Mahatma Gandhi's autobiography and his teachings on social justice through non-violence have helped US President Barack Obama shape his life, a senior US official has said.
"Barack Obama, first African-American President and a student of those principles, identifies Gandhi's autobiography and Taylor Branch's terrific three-part biography of (Martin Luther) King as works that helped shape him," said Robert Blake, Assistant Secretary of State for South and Central Asia.
"The President has repeatedly noted that Gandhi and King were among his heroes," he said while delivering the 27th Annual Mahatma Gandhi Memorial Lecture at San Diego State University in California.
Earlier this month, Blake had said, Washington was abuzz with unveiling of the new Oval Office decorations – a tradition that follows the election of each new President.
The new Oval Office rug is the centrepiece of the room, and on it President Obama had inscribed the famous Dr King mantra which reads: 'The arc of the moral universe is long, but it bends toward justice.'
"That same sentiment helps animate our foreign policy agenda and our strategic partnership with India. We are democratic countries founded on the principles of tolerance and pluralism, driven by optimism and knowledge-based economies," Blake said.
Gandhi's message, along with his philosophy and brilliant strategy of social justice through non-violence, was always consistent, he added.

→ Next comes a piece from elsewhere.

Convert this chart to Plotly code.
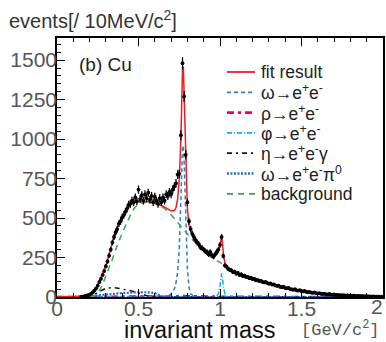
import plotly.graph_objects as go

# ---------------- data ----------------
# measured spectrum, 10 MeV bins from 0.15 to 2.00 GeV/c^2
mass = [round(0.15 + 0.01 * i, 2) for i in range(186)]
counts = [
    2, 3, 5, 8, 12, 15, 22, 30, 42, 55,            # 0.15-0.24
    72, 95, 115, 140, 165, 195, 225, 262, 300, 345,  # 0.25-0.34
    380, 410, 430, 465, 480, 505, 520, 540, 560, 585,  # 0.35-0.44
    590, 610, 600, 630, 605, 680, 620, 645, 610, 650,  # 0.45-0.54
    625, 660, 615, 640, 600, 635, 610, 590, 625, 600,  # 0.55-0.64
    630, 610, 650, 640, 665, 650, 680, 700, 720, 775,  # 0.65-0.74
    780, 1025, 1480, 1270, 900, 600, 480, 430, 400, 380,  # 0.75-0.84
    360, 345, 335, 315, 310, 300, 290, 285, 270, 285,  # 0.85-0.94
    265, 255, 270, 285, 300, 330, 380, 260, 200, 192,  # 0.95-1.04
    178, 172, 168, 158, 160, 148, 152, 140, 143, 133,  # 1.05-1.14
    135, 126, 128, 119, 122, 113, 116, 106, 109, 101,  # 1.15-1.24
    103, 96, 92, 95, 88, 84, 86, 78, 80, 73,        # 1.25-1.34
    70, 72, 64, 62, 65, 57, 55, 58, 50, 48,          # 1.35-1.44
    46, 49, 42, 40, 43, 37, 35, 38, 32, 30,          # 1.45-1.54
    33, 28, 26, 29, 24, 22, 25, 20, 19, 22,          # 1.55-1.64
    17, 16, 19, 15, 14, 16, 12, 13, 11, 12,          # 1.65-1.74
    10, 11, 9, 10, 8, 9, 7, 8, 7, 6,                 # 1.75-1.84
    7, 5, 6, 5, 4, 5, 4, 4, 3, 4,                    # 1.85-1.94
    3, 3, 2, 3, 2, 2,                                # 1.95-2.00
]

# fit result
fit_x = [0.0, 0.16, 0.18, 0.20, 0.22, 0.24, 0.26, 0.28, 0.30, 0.32, 0.34, 0.36, 0.38,
         0.40, 0.42, 0.44, 0.46, 0.48, 0.50, 0.55, 0.60, 0.65, 0.68, 0.70, 0.72, 0.73,
         0.74, 0.75, 0.76, 0.765, 0.77, 0.775, 0.78, 0.785, 0.79, 0.80, 0.81, 0.82,
         0.84, 0.86, 0.88, 0.90, 0.92, 0.94, 0.96, 0.98, 0.99, 1.00, 1.005, 1.01,
         1.015, 1.02, 1.03, 1.04, 1.06, 1.10, 1.15, 1.20, 1.25, 1.30, 1.35, 1.40,
         1.45, 1.50, 1.55, 1.60, 1.70, 1.80, 1.90, 2.00]
fit_y = [0, 0, 3, 12, 28, 58, 100, 150, 200, 270, 350, 420, 470,
         510, 545, 575, 592, 600, 605, 605, 595, 575, 555, 545, 548, 565,
         620, 740, 1000, 1250, 1440, 1460, 1300, 1080, 860, 560, 450, 415,
         375, 340, 315, 295, 278, 265, 258, 268, 290, 330, 365, 378,
         345, 280, 215, 190, 170, 150, 130, 115, 100, 87, 72, 58,
         47, 38, 30, 24, 15, 10, 6, 4]

# omega -> e+e-
om_x = [0.0, 0.68, 0.70, 0.72, 0.73, 0.74, 0.75, 0.76, 0.765, 0.77, 0.775, 0.78,
        0.785, 0.79, 0.80, 0.81, 0.82, 0.84, 0.86, 2.0]
om_y = [0, 5, 20, 50, 90, 160, 300, 560, 780, 940, 960, 860,
        680, 450, 180, 60, 20, 5, 0, 0]

# rho -> e+e-
rho_x = [0.0, 0.40, 0.60, 0.70, 0.77, 0.85, 1.00, 1.20, 2.0]
rho_y = [0, 0, 2, 4, 6, 4, 2, 1, 0]

# phi -> e+e-
phi_x = [0.0, 0.97, 0.98, 0.99, 1.00, 1.005, 1.01, 1.015, 1.02, 1.03, 1.04, 1.05, 2.0]
phi_y = [0, 0, 5, 20, 70, 120, 150, 125, 70, 20, 5, 0, 0]

# eta -> e+e-gamma
eta_x = [0.0, 0.20, 0.25, 0.30, 0.35, 0.40, 0.45, 0.50, 0.55, 0.60, 2.0]
eta_y = [0, 0, 30, 55, 60, 50, 40, 25, 8, 0, 0]

# omega -> e+e-pi0
omd_x = [0.0, 0.20, 0.30, 0.40, 0.50, 0.55, 0.60, 0.63, 0.65, 2.0]
omd_y = [0, 5, 15, 25, 30, 30, 25, 12, 0, 0]

# background
bg_x = [0.0, 0.20, 0.22, 0.24, 0.26, 0.28, 0.30, 0.32, 0.34, 0.36, 0.38, 0.40, 0.42,
        0.44, 0.46, 0.48, 0.50, 0.52, 0.55, 0.58, 0.60, 0.63, 0.66, 0.70, 0.74, 0.78,
        0.82, 0.86, 0.90, 0.95, 1.00, 1.05, 1.10, 1.15, 1.20, 1.25, 1.30, 1.40,
        1.50, 1.60, 1.70, 1.80, 1.90, 2.00]
bg_y = [0, 0, 3, 15, 40, 80, 130, 185, 240, 300, 355, 405, 450,
        500, 540, 570, 585, 595, 600, 598, 592, 580, 560, 520, 475, 425,
        375, 330, 290, 250, 220, 185, 155, 132, 115, 100, 87, 62,
        40, 25, 15, 9, 5, 3]

x_ticks = [0, 0.5, 1, 1.5, 2]
x_tick_text = ["0", "0.5", "1", "1.5", "2"]
y_ticks = [0, 250, 500, 750, 1000, 1250, 1500]

# ---------------- figure ----------------
W, H = 386, 342
L, R, T, B = 57, 3, 38, 45
PW, PH = W - L - R, H - T - B


def px_x(px):
    return (px - L) / PW


def px_y(py):
    return (H - B - py) / PH


fig = go.Figure()

curves = [
    (fit_x, fit_y, "fit result", "#ee1c25", "solid", 1.5),
    (om_x, om_y, "ω→e<sup>+</sup>e<sup>-</sup>", "#2f7fc6", "4px,3px", 1.5),
    (rho_x, rho_y, "ρ→e<sup>+</sup>e<sup>-</sup>", "#e6007e", "7px,4px,3px,4px", 2.5),
    (phi_x, phi_y, "φ→e<sup>+</sup>e<sup>-</sup>", "#1aa7e6", "5px,2px,1px,2px", 1.5),
    (eta_x, eta_y, "η→e<sup>+</sup>e<sup>-</sup>γ", "#111111", "5px,4px,2px,4px", 1.5),
    (omd_x, omd_y, "ω→e<sup>+</sup>e<sup>-</sup>π<sup>0</sup>", "#1f6fc0", "2px,1.5px", 2.2),
    (bg_x, bg_y, "background", "#3aa655", "6px,5px", 1.5),
]
# components under the fit
for x, y, name, col, dash, w in curves[1:] + curves[:1]:
    fig.add_trace(go.Scatter(x=x, y=y, mode="lines", name=name, showlegend=False,
                             line=dict(color=col, dash=dash, width=w)))

fig.add_trace(go.Scatter(
    x=mass, y=counts, mode="markers", showlegend=False,
    marker=dict(color="black", size=3.8),
    error_y=dict(type="sqrt", color="black", thickness=1.3, width=0),
))

# hand-placed legend (matches the reference spacing)
shapes = []
annotations = []
for i, (x, y, name, col, dash, w) in enumerate(curves):
    py = 72 + 20.3 * i
    shapes.append(dict(type="line", xref="paper", yref="paper",
                       x0=px_x(227), x1=px_x(255), y0=px_y(py), y1=px_y(py),
                       line=dict(color=col, dash=dash, width=w + 0.3)))
    annotations.append(dict(text=name, xref="paper", yref="paper",
                            x=px_x(259), y=px_y(py), xanchor="left", yanchor="middle",
                            showarrow=False, font=dict(size=17.5, color="#222")))

annotations += [
    dict(text="events[/ 10MeV/c<sup>2</sup>]", xref="paper", yref="paper",
         x=px_x(7), y=px_y(20), xanchor="left", yanchor="middle",
         showarrow=False, font=dict(size=20, color="#333")),
    dict(text="(b) Cu", xref="paper", yref="paper", x=px_x(77), y=px_y(64),
         xanchor="left", yanchor="middle", showarrow=False,
         font=dict(size=19, color="#222")),
    dict(text="invariant mass", xref="paper", yref="paper", x=px_x(122), y=px_y(329.5),
         xanchor="left", yanchor="middle", showarrow=False,
         font=dict(size=23.5, color="#111")),
    dict(text="[GeV/c<sup>2</sup>]", xref="paper", yref="paper", x=px_x(382), y=px_y(329),
         xanchor="right", yanchor="middle", showarrow=False,
         font=dict(size=17, color="#555", family="Liberation Mono, monospace")),
    # last x tick label, pulled in from the right edge as in the reference
    dict(text=x_tick_text[-1], xref="paper", yref="paper", x=px_x(377), y=px_y(306),
         xanchor="center", yanchor="middle", showarrow=False,
         font=dict(size=21, color="#555")),
]

fig.update_layout(
    width=W, height=H,
    margin=dict(l=L, r=R, t=T, b=B, autoexpand=False),
    paper_bgcolor="white", plot_bgcolor="white",
    font=dict(family="Liberation Sans, Arial, sans-serif", color="#333"),
    showlegend=False,
    shapes=shapes,
    annotations=annotations,
)

fig.update_xaxes(range=[0, 2], tickvals=x_ticks, ticktext=x_tick_text[:-1] + [""],
                 ticks="inside", ticklen=8, tickwidth=1.2, tickcolor="black",
                 minor=dict(dtick=0.1, ticks="inside", ticklen=4, tickcolor="black"),
                 showline=True, linecolor="black", linewidth=1.5, mirror="ticks",
                 showgrid=False, zeroline=False, ticklabelstandoff=-8,
                 tickfont=dict(size=21, color="#555"))
fig.update_yaxes(range=[0, 1640], tickvals=y_ticks,
                 ticks="inside", ticklen=8, tickwidth=1.2, tickcolor="black",
                 minor=dict(dtick=50, ticks="inside", ticklen=4, tickcolor="black"),
                 showline=True, linecolor="black", linewidth=1.5, mirror=True,
                 showgrid=False, zeroline=False, ticklabelstandoff=-6,
                 tickfont=dict(size=21, color="#555"))

fig.write_html("out.html", config={"displayModeBar": False},
               post_script="document.body.style.margin='0px';")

"Dedicating his life to the peaceful empowerment of Indians of all backgrounds, he inspired hope and peace among many and set a powerful example for future change-makers to follow," Obama's point man for South and Central Asia said.
Referring to Gandhi's statue here, he said, this is a permanent reminder of the enduring relevance of social justice in US and often invokes comparison to another great visionary.
Martin Luther King furthered the causes of peace and tolerance in US by dedicating his life to peaceful movements against segregation, discrimination and poverty, he added.
Last year, US celebrated the 50th anniversary of Dr and Mrs King's historic 1959 visit to India that in many ways inspired and invigorated the civil rights movement in the US.
King's trip was a landmark of the Civil Rights Movement – a moment in US history that gave due reverence to the impact of one historical movement to another, a continent away, he noted.
"In his autobiography, Dr King wrote that 'Gandhi was the guiding light of our technique of non-violent social change. His wholehearted embrace of 'Gandhian' principles was clearly instrumental to the eventual success of the American civil rights movement," Blake said.